The thing is there are always ways to make things better, and if things are not good for you PLEASE ask for help, and people will help if they can , even if it's just supportive words.

So go out today, give some change to a homelss person, phone a friend, as it's Father's Day phone or talk to your dad, visit a neighbour, do something that  lifts you up , watch or ignore football, listen to some great music, make yourself feel better.

One other thing, the most important person in your life is YOU, because if you are not 100% you cannot be there for those that matter to you.

And this post gives me an excuse to share The Beatles' "Help" which I loved from the first time I heard it.

Wednesday 21 March 2018

Complete Demotivation


On Monday, after a great weekend I really couldn't motivate myself to do anything. I don't know if it was the overcast weather and the fact that the footpaths were iced up, but I couldn't even be bothered to walk very far and so caught the bus home and into work (not in that order obviously).

Work is fairly pressured but it's the work that is causing the pressure and normally that is a great motivatorm but not on Monday. Of course the other factor was that it was Monday and combine that with potential SAD then you have a fairly toxic situation. I got home and couldn't be bothered cooking or even getting a takeaway so made a tomato sandwich, swithced on the TV feeling really drained and tired, watched fifteen minutes of The Simpsons then went to bed .... and slept all teh way through to six o' clock Tuesday morning.

The weather is still grey skies and not great but after a busy day yesterday dealing with some exasperating people I have come up with a solution to part of a project at work which I expect to get completed today.

The thing is that how I felt on Monday must be a small part of how people suffering from Depression feel all the  time magnified God knows how many times with lots of additional dark feelings.
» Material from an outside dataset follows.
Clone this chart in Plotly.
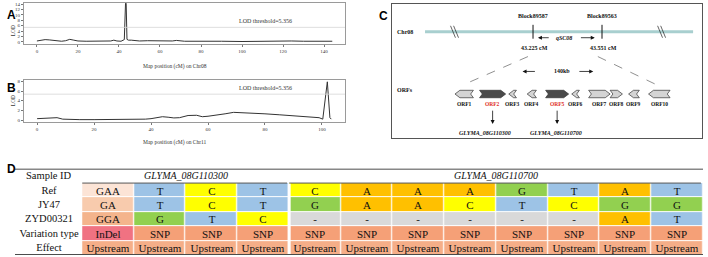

I am lucky, on Monday I knew that I would feel better soon. If you suffer from Depression you do not have that luxury.

Anyway it is now Wednesday and yesterday I was listening to "Ritual De Lo Habitual" by Jane's Addiction and thought it was a time to listen to a different band, which contains among others the brilliant "Been Caught Stealin'".

I decided to choose Pink Floyd's "Atom Heart Mother" which was co composed with Scottish eccentric avant garde composer Ron Geesin. It features some amazing melodic brass, and this giveds me an excuse to share this wonderful live cover at Théâtre du Chatelet somewhere in France. I'm not certain but I think Ron Geesin is on keyboards on this. It is is nearly half an hour and is and uplifting and exhilarating piece and maybe contributed to my good mood yesterday.

It is Wednesday  so enjoy yourself everyone.

Friday 25 September 2015

Dancing In The Dark


Hold Hands
This is an addendum to my last post. In the UK it's now dark , and usually wet and damp in a good devils to fight my bad devils),
morning. If someone is in a dark place they will be feeling even worse just because of the weather. This means that if you are in an OK place , like I am (OK I am a devil for hiding when I feel bad cos I don't think anyone needs to be bothered with such trivialities, although I have

So here's your task for today:

  • Smile as much as you can if you are happy
  • If you are not happy ask a friend to meet (that might be me)
  • Phone A friend
  • Hold Hands
  • Go For A Coffee
  • Just Talk
It's easy to think you don't matter, no one wants you , and you mean nothing . That is not true. Reach out and I will give you my hand and give you a hug. I've included two Big Daddy songs , play these and your day will be better and you will smile.